I kinda like my gear as original as I can get it. If the parts aren't available I can see it, but that switch is just too much.:yuck::yuck:
 
Seems like every time I check the P.S. or Protection board, the wire from pin 5 on PSB to Pin 11 on Pro bd breaks at one end or the other. There is plenty of slack. Today I put in the 1n4004 diode as Mark suggested in the D8 position on the PRO Bd. Went to power it up and NO CLICK! WTF??? Went back over everything and found the wire broke off @ pin 5 AGAIN. Wound some more on the pin and soldered it again. Found the Base pin pad on Q1 on the PS Board had lifted the pad and I hadn't noticed. The trace was good right up to the pad. Checked the transistor and it was good (2sc2073), but had some spares, so a new one went in. Scraped the trace back a 1/2 inch and bent the base pin over and soldered it in. Power up and HOT DAMN! It's working again. Measurements at the speaker pins are L 0.002v and R is 0.001v so evrything is good!!! AM with 3 ft piece of wire is OUTSTANDING. FM with a Standard Dipole is also very good.
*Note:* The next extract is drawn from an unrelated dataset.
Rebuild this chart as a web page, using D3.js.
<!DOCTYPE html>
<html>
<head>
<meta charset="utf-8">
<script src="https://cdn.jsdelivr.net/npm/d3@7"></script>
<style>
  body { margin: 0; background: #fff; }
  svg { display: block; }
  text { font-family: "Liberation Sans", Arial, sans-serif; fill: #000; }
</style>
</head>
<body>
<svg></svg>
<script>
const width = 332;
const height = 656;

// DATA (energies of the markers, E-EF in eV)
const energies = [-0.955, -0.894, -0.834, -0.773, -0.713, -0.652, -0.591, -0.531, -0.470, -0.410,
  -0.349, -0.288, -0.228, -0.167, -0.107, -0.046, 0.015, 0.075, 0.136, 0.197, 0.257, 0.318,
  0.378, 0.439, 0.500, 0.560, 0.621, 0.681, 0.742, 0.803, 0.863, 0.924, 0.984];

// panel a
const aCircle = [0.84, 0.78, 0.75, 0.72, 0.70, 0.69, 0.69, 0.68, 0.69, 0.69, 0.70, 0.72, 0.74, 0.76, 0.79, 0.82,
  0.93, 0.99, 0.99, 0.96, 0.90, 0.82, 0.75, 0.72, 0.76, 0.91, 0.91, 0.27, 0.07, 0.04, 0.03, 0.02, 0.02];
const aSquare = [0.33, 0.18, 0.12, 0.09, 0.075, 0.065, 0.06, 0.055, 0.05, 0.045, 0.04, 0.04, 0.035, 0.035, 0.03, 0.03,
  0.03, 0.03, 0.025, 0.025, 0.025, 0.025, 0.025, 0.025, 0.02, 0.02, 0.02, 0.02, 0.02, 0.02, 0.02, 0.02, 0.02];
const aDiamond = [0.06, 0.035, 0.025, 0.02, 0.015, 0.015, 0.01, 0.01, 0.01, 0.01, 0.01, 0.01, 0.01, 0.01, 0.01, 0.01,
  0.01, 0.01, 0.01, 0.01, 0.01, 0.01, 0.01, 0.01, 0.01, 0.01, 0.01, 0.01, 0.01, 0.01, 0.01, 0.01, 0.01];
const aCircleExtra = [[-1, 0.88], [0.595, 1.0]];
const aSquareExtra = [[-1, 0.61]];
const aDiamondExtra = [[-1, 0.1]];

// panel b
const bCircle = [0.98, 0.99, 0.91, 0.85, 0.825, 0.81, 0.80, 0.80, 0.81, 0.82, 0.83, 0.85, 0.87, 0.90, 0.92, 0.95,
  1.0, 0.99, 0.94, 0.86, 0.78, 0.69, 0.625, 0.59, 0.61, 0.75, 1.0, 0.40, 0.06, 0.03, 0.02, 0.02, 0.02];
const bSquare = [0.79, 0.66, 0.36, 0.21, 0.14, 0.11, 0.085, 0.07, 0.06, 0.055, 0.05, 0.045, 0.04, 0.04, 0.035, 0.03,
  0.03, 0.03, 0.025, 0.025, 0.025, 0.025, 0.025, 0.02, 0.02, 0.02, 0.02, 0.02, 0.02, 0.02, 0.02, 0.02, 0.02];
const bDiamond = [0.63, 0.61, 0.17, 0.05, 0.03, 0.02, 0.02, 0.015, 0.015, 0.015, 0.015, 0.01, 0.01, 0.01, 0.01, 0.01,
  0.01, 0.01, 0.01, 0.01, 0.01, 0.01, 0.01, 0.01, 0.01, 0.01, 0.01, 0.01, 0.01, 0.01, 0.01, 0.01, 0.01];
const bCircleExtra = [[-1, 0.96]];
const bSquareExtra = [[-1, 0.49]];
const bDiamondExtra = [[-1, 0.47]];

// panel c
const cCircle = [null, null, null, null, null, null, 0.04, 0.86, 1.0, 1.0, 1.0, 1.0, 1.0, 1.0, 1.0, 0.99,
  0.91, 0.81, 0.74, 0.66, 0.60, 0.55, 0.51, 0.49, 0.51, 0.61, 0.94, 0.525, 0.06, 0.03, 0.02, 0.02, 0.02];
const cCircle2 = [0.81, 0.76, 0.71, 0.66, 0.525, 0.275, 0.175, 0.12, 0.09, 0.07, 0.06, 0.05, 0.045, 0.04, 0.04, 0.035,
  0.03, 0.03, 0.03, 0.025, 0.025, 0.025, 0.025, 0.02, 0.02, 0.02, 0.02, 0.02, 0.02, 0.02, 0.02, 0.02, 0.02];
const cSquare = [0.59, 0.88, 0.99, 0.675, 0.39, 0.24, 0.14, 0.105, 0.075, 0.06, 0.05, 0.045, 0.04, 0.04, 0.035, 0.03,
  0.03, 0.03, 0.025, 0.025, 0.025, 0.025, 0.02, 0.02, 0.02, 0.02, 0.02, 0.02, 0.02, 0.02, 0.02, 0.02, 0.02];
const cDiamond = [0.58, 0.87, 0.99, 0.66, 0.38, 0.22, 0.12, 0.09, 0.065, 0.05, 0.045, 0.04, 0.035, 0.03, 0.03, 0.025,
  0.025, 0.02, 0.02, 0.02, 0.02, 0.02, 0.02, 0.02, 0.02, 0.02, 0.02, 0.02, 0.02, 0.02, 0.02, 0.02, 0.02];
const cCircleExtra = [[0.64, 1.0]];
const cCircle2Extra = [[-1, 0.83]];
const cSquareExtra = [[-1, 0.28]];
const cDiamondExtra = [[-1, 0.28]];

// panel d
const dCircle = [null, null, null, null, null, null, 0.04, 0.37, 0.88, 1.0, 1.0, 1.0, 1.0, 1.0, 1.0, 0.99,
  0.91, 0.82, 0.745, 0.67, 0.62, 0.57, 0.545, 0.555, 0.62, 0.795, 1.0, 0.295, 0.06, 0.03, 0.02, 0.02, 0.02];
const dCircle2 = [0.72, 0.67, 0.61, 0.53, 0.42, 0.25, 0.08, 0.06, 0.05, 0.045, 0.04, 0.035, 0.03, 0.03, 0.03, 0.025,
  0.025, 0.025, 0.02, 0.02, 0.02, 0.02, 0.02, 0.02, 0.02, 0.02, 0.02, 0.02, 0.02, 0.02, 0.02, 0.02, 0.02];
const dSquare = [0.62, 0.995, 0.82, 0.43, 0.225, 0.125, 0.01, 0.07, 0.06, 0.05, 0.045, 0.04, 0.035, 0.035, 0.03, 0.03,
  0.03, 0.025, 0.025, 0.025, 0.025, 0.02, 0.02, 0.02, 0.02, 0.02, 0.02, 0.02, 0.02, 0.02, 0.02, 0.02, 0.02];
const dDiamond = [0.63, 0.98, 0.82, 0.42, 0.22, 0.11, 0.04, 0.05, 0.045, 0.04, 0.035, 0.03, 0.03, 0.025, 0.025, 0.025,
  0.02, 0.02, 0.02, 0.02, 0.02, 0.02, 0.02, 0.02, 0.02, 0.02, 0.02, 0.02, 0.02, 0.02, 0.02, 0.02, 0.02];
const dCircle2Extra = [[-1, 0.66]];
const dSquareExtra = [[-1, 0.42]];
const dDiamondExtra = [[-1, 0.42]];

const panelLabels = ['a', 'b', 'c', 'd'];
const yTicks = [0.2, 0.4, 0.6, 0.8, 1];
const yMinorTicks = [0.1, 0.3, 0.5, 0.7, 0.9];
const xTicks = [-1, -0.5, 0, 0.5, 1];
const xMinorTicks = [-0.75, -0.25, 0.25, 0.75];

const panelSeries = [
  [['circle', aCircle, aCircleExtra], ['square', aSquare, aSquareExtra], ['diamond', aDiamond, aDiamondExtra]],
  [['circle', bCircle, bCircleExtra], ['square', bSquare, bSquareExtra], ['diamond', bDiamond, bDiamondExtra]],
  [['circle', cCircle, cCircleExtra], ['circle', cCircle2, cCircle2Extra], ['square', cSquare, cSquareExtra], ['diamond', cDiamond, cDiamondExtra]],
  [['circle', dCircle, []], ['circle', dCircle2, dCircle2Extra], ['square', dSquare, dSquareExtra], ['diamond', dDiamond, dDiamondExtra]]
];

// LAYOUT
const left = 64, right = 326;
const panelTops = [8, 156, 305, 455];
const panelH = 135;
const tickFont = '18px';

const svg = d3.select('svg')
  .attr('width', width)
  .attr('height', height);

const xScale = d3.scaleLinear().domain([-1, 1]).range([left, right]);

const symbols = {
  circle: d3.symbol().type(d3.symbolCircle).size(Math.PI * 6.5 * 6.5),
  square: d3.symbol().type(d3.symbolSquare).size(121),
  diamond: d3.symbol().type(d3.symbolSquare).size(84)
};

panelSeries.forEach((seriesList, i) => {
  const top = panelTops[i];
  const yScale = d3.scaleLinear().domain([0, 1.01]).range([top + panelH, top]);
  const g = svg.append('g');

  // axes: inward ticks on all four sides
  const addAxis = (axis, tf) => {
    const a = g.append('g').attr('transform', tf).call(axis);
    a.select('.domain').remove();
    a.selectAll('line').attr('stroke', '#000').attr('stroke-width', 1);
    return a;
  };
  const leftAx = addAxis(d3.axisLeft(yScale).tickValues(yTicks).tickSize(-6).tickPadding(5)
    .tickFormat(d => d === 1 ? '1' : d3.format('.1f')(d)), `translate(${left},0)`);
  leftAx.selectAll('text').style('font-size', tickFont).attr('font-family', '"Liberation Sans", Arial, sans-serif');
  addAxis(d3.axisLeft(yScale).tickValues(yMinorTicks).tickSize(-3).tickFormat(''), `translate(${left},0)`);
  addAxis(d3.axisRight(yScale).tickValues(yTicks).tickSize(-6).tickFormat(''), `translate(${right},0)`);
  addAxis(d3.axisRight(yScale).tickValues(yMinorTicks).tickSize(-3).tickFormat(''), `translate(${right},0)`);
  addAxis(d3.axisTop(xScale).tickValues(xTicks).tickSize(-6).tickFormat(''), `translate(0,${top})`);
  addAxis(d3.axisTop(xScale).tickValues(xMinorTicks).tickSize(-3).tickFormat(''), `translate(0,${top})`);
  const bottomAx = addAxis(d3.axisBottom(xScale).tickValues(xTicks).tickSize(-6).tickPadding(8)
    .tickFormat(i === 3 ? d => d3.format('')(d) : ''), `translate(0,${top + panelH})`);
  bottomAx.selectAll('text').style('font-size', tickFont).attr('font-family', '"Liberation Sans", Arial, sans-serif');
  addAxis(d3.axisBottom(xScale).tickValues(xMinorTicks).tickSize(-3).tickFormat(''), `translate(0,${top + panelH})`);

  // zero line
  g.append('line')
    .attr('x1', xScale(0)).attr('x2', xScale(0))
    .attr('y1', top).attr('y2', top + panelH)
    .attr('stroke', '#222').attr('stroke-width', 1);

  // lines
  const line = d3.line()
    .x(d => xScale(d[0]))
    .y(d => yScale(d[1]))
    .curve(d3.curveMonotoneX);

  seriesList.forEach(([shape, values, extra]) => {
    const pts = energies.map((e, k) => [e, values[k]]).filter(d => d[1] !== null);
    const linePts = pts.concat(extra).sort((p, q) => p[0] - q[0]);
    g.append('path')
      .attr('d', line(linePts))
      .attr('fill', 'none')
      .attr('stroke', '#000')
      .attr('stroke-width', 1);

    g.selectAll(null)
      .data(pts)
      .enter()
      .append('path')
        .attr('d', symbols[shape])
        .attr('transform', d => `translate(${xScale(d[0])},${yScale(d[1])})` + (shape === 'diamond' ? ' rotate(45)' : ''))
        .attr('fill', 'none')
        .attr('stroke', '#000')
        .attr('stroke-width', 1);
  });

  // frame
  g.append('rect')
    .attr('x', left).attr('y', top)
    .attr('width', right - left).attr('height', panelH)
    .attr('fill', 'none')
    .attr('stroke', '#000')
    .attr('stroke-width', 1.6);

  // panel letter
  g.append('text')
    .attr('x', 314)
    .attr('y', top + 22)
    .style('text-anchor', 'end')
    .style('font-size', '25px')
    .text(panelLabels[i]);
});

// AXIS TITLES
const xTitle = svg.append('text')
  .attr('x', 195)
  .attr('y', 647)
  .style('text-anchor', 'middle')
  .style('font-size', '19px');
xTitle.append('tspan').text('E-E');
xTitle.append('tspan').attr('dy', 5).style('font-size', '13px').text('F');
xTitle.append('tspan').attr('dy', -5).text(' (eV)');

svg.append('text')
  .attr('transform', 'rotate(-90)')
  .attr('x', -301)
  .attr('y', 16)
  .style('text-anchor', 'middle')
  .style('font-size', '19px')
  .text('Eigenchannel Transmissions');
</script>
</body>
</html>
Pay day is next week so I'm gonna get the parts i need from Dan. Then next month, I'll get the Mouser order going. Stay Tuned.
 
The SWITCH is GOING as soon as i get the parts from Y'day's Audio. He could have put a switch box on the back with the lock switch on it to preserve the looks from the front. Or at least one that didn't beat the hell out of the subframe and the FRONT Panel. :bash:

I kinda like my gear as original as I can get it. If the parts aren't available I can see it, but that switch is just too much.:yuck::yuck:

Awww, that switch is the BOMB!
Maybe ALL the 70s gear should have had a key switch.